Non, car l'hôpital reste soumis au
droit du pays dans lequel il se trouve. Idem pour le journal 'le
Figaro'. Donc avoir 'un droit de regard' sur ce qu'écrivent les
journalistes, c'est prétendre devenir rédacteur en chef du dit
journal suite à l'acquisition de position dans le capital action.
C'est le directeur qui décide de comment fonctionne la machine. Les
actionnaires peuvent prétendre à un rendement minimal des actions,
mais pas à la façon dont le directeur gère les affaires, sauf en
cas de mauvaise gestion bien entendu. Mais même dans ce cas, ça ne
fait pas d'eux des directeurs compétents. Ils n'ont qu'à en trouver
un autre, qui doit alors être suffisamment qualifié pour le poste.
S'il y avait bien un journal à ne pas
acheter pour appliquer une telle politique de prédation économique
assortie d'un tel bouquet d'insanités, c'est bien le Figaro.

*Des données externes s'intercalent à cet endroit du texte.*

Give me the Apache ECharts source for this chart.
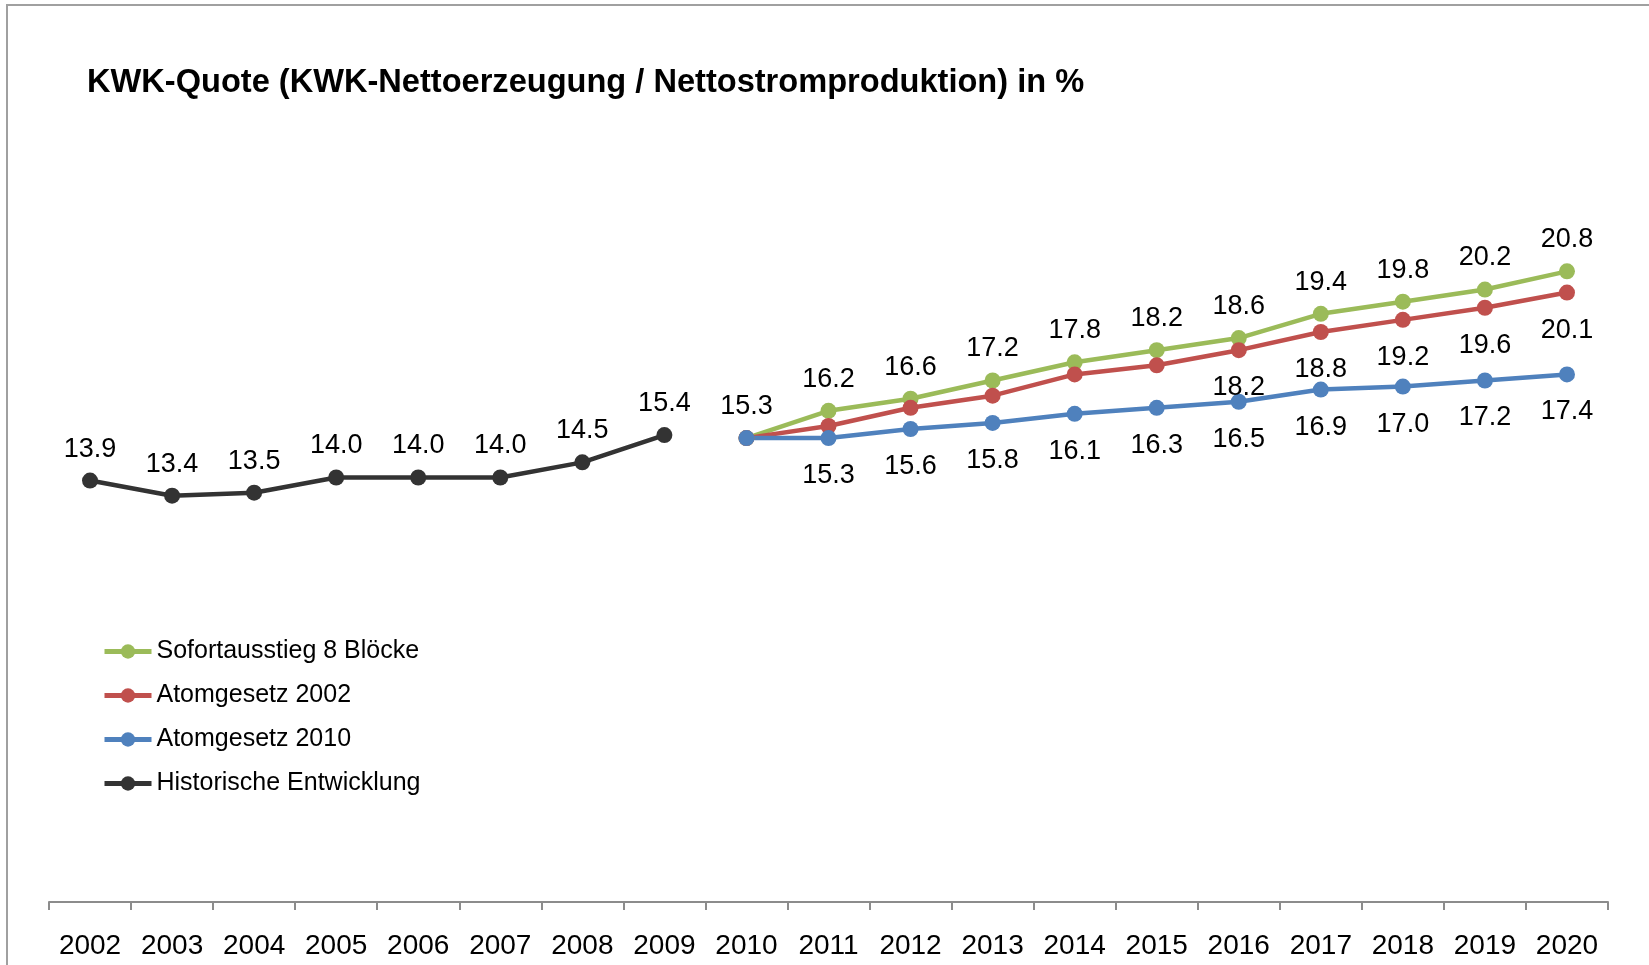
<!DOCTYPE html>
<html lang="de" style="height: 100%">
<head>
  <meta charset="utf-8" />
  <title>KWK-Quote</title>
</head>
<body style="height: 100%; margin: 0; background: #fff">
  <div id="container" style="width: 1649px; height: 965px"></div>

  <script type="text/javascript" src="https://fastly.jsdelivr.net/npm/echarts@6.0.0/dist/echarts.min.js"></script>
  <script type="text/javascript">
    // values
    var years = ['2002', '2003', '2004', '2005', '2006', '2007', '2008', '2009', '2010', '2011',
      '2012', '2013', '2014', '2015', '2016', '2017', '2018', '2019', '2020'];
    var historisch = [13.9, 13.4, 13.5, 14.0, 14.0, 14.0, 14.5, 15.4, null, null,
      null, null, null, null, null, null, null, null, null];
    var sofortausstieg = [null, null, null, null, null, null, null, null, 15.3, 16.2,
      16.6, 17.2, 17.8, 18.2, 18.6, 19.4, 19.8, 20.2, 20.8];
    var atom2002 = [null, null, null, null, null, null, null, null, 15.3, 15.7,
      16.3, 16.7, 17.4, 17.7, 18.2, 18.8, 19.2, 19.6, 20.1];
    var atom2010 = [null, null, null, null, null, null, null, null, 15.3, 15.3,
      15.6, 15.8, 16.1, 16.3, 16.5, 16.9, 17.0, 17.2, 17.4];
    // red labels are only printed from 2016 on, blue ones from 2011 on
    var atom2002LabelFrom = '2016';
    var atom2010LabelFrom = '2011';

    var FONT = 'Liberation Sans, Arial, sans-serif';

    function withLabels(values, from) {
      return values.map(function (v, i) {
        return { value: v, label: { show: years[i] >= from } };
      });
    }

    function lineSeries(name, color, data, labelPos) {
      return {
        name: name,
        type: 'line',
        data: data,
        symbol: 'circle',
        symbolSize: 16,
        connectNulls: false,
        color: color,
        lineStyle: { width: 4.5, color: color },
        itemStyle: { color: color },
        label: {
          show: true,
          position: labelPos,
          distance: labelPos === 'top' ? 10 : 16,
          fontFamily: FONT,
          fontSize: 27,
          color: '#000',
          formatter: function (p) { return p.value == null ? '' : p.value.toFixed(1); }
        },
        emphasis: { disabled: true },
        animation: false
      };
    }

    var myChart = echarts.init(document.getElementById('container'), null, { renderer: 'canvas' });

    var option = {
      backgroundColor: '#fff',
      title: {
        text: 'KWK-Quote (KWK-Nettoerzeugung / Nettostromproduktion) in %',
        left: 82,
        top: 62,
        textStyle: { fontFamily: FONT, fontSize: 32.6, fontWeight: 'bold', color: '#000' }
      },
      legend: {
        orient: 'vertical',
        left: 97,
        top: 634,
        itemWidth: 47,
        itemHeight: 18,
        itemGap: 19,
        lineStyle: { width: 5 },
        textStyle: { fontFamily: FONT, fontSize: 25, color: '#000' },
        data: ['Sofortausstieg 8 Blöcke', 'Atomgesetz 2002', 'Atomgesetz 2010', 'Historische Entwicklung']
      },
      graphic: [{
        type: 'rect',
        shape: { x: 7, y: 5, width: 1700, height: 1000 },
        style: { fill: 'none', stroke: '#a0a0a0', lineWidth: 2 },
        silent: true
      }],
      grid: { left: 49, right: 41, top: 144, bottom: 63 },
      xAxis: {
        type: 'category',
        data: years,
        boundaryGap: true,
        offset: 2,
        axisLine: { show: true, lineStyle: { color: '#8c8c8c', width: 2 } },
        axisTick: { show: true, alignWithLabel: false, interval: 0, length: 8, lineStyle: { color: '#8c8c8c', width: 2 } },
        axisLabel: { fontFamily: FONT, fontSize: 28, color: '#000', margin: 28, interval: 0 }
      },
      yAxis: {
        type: 'value',
        min: 0,
        max: 25,
        show: false
      },
      series: [
        lineSeries('Sofortausstieg 8 Blöcke', '#9bbb59', sofortausstieg, 'top'),
        lineSeries('Atomgesetz 2002', '#c0504d', withLabels(atom2002, atom2002LabelFrom), 'bottom'),
        lineSeries('Atomgesetz 2010', '#4f81bd', withLabels(atom2010, atom2010LabelFrom), 'bottom'),
        lineSeries('Historische Entwicklung', '#333333', historisch, 'top')
      ]
    };

    myChart.setOption(option);
    window.addEventListener('resize', myChart.resize);
  </script>
</body>
</html>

Dans mes différentes enquêtes sur
toute une série de sujets explosifs, je suis souvent retombé sur ce
journal, y piochant des articles qui dépassaient le monde
journalistique d'une petite coudée, des éléments manquants
ailleurs, une vision synthétique particulière, ou une morale
conclusive particulièrement lumineuse. Je n'ai pas enquêté sur ce
journal (heureusement pour moi à l'époque, j'avais assez d'ennemis
comme ça), et sans l'avoir fait à l'heure qu'il est, je tiens
toutefois à leur tirer mon chapeau, car avec le peu d'expérience
que j'ai dans le domaine, je sais toutefois à quel point cela peut
être dur de mener son enquête dans des sujets difficiles ou
épineux. Et si en plus c'est votre 'patron' qui vous met des bâtons
dans les roues, il y a de quoi se mettre à manger sa chaise.